In this generator, in contrast to its single-capacitor prototype there is no need in charge recuperation at each cycle of energy conversion; therefore, it ensures a high efficiency of energy conversion limited only by small leakage currents determined by structural features. In the idealized case, without charge leakage channels, the generator can operate for an infinitely long time, generating electric energy under the mechanical action.

The charge leakage channels are always exist; therefore, for the generator power to be maintained, the initial charge should be recovered either by direct injection of the charge by small portions from a current source (continuous recovery in each cycle) or from a voltage source connected for a short time to one capacitor in a certain phase of variation of its capacitance (after N cycles of energy conversion).

Numerical solutions of the problem for both cases are obtained and analytical estimates for the generated power in some limiting modes are given. In the dimensionless form, these solutions have a universal character: if the leakage resistance is much greater than the load resistance, the curves of P/P₀ as a function of fRC₀ have a maximum P_max/P₀ located in the vicinity of RC₀ = 1/f, which is shifted toward fRC₀ > 1 with increasing capacitance modulation factor η. The form of these curves depends on the value of η only; the dependence of P_max/P₀ on η has a common character for all sets of particular generator parameters.

One of the most important characteristics of the generators considered here is the magnitude of the charge participating in the energy generation process. It is demonstrated that compensation of charge losses by connecting a voltage source to one capacitor at the instant when its capacitance reaches the maximum value allows a simultaneous increase in the generator power to the maximum value exceeding the power of the ideal generator by a factor of 4.

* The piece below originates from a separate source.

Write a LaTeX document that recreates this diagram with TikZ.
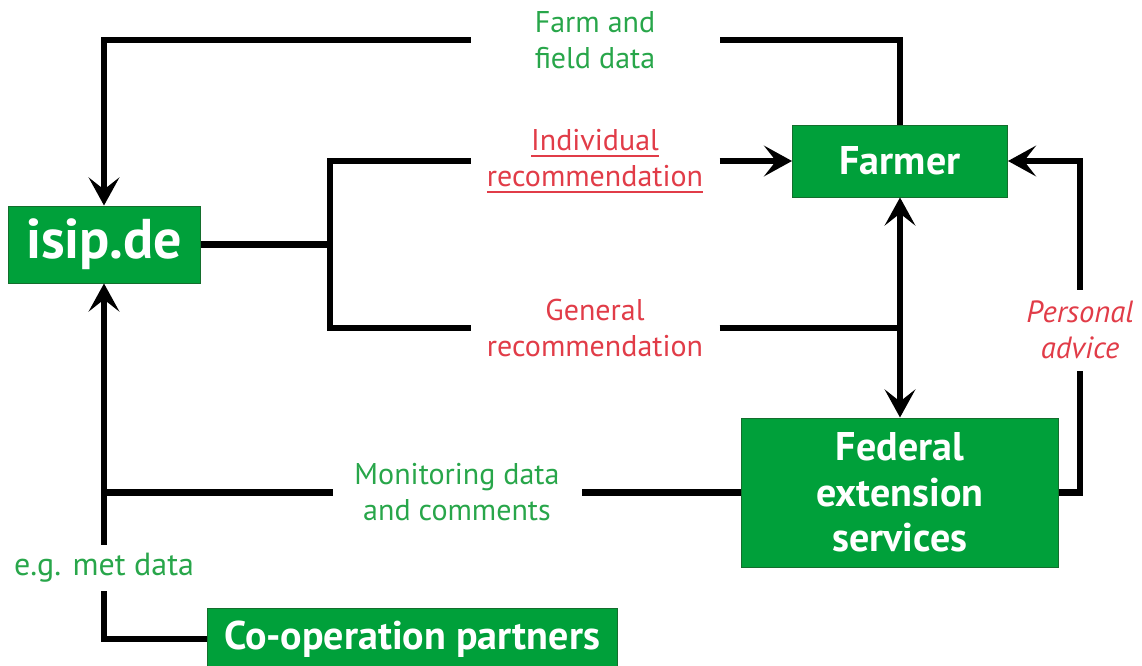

It is shown that the power of a two-capacitor generator in out-of-plane mode based on modulation of the distance between the electrodes under conditions with no charge losses depends on the initial positions of the capacitor plates: the maximum power is obtained when the distance between the electrodes has the minimum value for one of the capacitors. In such a generator, the compensation of losses from the current source is less effective and the generated power is lower because of the absence of synchronization of charge transfer from one capacitor to the other. In the case with compensation of charge losses from the voltage source, however, the power of the out-of-plane generator drastically increases and reaches the values of P_max/P₀ approaching similar values typical for the generator with the lateral shift of the electrodes, but the absolute value of P_max is ultimate in these conditions.

Note that the specific power of the considered device, in our opinion, will be the most possible in the inverse regime of operation of petal micromotors, described by us earlier, see, e.g. [29,30].

The universal character of the dependence of P/P₀ on fRC₀ allowed us to perform an experimental study of the basic characteristics of such generators even with the use of their mockups with an arbitrary capacitance modulation factor.

The study of mockups of two-capacitor rotational generators showed that the experimentally obtained and normalized dependences of P/P₀ on fRC₀ agree well with the proposed model.

The present study of two-capacitor generators allows us to pose a problem of creating electrostatic microgenerators capable of operating without a voltage source. Such generators fabricated with the use of the microelectronics technology are designed for power supply for microchips with long-time service life. The specific power of these generators according to our evaluations will be up to 1 - 10 mW/cm².